§ **What is required**: Output a verbatim copy of the data, cut off after the line that contains "from bokeh.resources import INLINE".

Code that draws figures:
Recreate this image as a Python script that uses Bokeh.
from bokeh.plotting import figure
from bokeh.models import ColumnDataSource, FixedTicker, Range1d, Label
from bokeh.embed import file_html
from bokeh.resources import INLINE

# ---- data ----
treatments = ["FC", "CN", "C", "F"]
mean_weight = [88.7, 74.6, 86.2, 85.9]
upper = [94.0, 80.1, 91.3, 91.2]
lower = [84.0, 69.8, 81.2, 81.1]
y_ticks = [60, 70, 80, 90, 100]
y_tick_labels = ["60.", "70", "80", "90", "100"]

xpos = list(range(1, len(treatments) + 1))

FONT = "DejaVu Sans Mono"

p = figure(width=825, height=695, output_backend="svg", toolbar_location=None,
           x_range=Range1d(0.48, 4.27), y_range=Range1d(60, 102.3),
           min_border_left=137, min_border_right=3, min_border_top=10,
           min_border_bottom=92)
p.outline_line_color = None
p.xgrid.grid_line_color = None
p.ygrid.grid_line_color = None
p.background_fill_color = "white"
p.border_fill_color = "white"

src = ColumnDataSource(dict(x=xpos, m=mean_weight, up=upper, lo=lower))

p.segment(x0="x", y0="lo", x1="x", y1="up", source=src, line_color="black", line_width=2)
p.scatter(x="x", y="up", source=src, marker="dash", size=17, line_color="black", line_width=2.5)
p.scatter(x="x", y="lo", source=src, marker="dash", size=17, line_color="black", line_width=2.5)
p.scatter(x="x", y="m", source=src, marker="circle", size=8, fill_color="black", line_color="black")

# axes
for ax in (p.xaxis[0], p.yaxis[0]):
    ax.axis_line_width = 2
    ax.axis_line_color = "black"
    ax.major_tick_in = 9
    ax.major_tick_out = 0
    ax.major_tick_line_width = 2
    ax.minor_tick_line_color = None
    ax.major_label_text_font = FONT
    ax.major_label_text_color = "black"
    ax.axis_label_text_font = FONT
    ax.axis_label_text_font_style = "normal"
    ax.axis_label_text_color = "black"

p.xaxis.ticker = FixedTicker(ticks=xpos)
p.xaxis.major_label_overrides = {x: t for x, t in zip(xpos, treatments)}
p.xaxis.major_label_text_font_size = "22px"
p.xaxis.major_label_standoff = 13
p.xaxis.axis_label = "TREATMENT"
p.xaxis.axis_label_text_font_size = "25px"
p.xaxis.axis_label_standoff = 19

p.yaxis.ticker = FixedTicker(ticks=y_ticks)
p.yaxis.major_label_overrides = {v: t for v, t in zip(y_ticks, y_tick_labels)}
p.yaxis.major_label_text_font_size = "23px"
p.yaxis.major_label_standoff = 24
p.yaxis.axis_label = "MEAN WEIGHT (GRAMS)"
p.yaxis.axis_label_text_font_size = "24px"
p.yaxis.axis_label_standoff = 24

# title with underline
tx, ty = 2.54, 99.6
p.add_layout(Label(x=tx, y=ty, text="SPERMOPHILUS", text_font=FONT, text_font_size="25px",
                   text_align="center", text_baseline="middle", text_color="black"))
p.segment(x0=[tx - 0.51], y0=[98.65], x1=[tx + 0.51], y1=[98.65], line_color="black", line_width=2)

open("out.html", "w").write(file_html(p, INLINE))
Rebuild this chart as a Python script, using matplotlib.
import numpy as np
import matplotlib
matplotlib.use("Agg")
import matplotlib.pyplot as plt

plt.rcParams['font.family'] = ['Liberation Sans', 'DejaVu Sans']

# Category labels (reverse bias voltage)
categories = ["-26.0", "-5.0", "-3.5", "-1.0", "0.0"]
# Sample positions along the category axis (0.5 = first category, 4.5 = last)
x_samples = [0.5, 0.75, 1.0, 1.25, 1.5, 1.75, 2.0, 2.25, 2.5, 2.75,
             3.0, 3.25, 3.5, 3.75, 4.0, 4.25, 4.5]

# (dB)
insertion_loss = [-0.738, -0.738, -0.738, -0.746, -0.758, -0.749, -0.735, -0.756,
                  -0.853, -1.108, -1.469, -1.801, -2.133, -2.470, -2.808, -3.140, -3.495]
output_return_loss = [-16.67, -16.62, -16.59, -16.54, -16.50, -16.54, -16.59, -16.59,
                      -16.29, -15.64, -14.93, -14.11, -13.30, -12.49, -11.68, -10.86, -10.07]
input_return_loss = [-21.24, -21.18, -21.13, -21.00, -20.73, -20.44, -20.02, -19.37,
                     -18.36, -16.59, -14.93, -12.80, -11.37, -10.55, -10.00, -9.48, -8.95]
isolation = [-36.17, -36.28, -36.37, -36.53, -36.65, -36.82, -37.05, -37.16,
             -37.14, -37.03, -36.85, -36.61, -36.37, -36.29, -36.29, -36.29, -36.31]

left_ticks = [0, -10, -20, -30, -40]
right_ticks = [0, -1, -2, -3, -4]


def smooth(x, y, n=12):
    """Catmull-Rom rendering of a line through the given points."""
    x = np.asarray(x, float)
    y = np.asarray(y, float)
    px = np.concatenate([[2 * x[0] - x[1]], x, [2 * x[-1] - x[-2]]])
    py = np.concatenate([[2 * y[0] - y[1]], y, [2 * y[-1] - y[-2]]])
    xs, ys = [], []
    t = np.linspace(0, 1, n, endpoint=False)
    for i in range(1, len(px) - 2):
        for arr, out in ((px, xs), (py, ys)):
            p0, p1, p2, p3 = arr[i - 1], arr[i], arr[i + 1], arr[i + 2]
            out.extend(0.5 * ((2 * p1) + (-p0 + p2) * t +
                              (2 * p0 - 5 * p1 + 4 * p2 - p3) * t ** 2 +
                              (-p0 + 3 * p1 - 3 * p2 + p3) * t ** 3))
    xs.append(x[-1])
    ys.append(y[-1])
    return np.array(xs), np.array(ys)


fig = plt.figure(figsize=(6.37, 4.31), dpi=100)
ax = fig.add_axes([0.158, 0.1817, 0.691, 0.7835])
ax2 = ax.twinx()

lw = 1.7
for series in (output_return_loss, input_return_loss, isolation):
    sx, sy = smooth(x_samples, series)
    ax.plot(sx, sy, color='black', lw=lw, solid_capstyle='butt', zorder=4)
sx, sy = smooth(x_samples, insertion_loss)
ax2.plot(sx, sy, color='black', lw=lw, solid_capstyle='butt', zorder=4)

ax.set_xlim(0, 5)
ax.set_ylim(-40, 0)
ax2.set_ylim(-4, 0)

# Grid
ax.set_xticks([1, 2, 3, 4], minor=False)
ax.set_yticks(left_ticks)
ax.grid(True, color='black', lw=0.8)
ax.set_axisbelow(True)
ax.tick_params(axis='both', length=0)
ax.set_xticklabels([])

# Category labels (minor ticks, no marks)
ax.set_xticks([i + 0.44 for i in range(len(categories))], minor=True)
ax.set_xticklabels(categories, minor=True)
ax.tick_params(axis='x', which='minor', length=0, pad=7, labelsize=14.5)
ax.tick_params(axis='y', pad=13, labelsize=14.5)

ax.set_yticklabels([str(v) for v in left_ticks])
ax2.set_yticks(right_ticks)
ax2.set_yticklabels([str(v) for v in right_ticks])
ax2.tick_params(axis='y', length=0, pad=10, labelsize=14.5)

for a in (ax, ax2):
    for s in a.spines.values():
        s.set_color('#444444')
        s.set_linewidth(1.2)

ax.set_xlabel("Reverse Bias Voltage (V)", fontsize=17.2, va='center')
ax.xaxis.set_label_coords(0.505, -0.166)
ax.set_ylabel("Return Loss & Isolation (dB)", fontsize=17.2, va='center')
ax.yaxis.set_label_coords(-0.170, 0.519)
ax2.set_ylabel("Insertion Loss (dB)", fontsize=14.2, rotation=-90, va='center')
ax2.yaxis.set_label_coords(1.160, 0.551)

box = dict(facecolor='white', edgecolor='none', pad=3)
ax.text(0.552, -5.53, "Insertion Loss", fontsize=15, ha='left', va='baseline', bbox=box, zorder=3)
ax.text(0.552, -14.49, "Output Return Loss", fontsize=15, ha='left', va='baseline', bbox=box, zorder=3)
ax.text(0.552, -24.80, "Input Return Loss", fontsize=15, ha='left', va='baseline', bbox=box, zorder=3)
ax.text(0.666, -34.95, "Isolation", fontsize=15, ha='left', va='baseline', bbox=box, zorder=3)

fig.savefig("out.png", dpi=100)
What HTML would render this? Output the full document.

§ **Answer**:
Recreate this image as a Python script that uses Bokeh.
from bokeh.plotting import figure
from bokeh.models import ColumnDataSource, FixedTicker, Range1d, Label
from bokeh.embed import file_html
from bokeh.resources import INLINE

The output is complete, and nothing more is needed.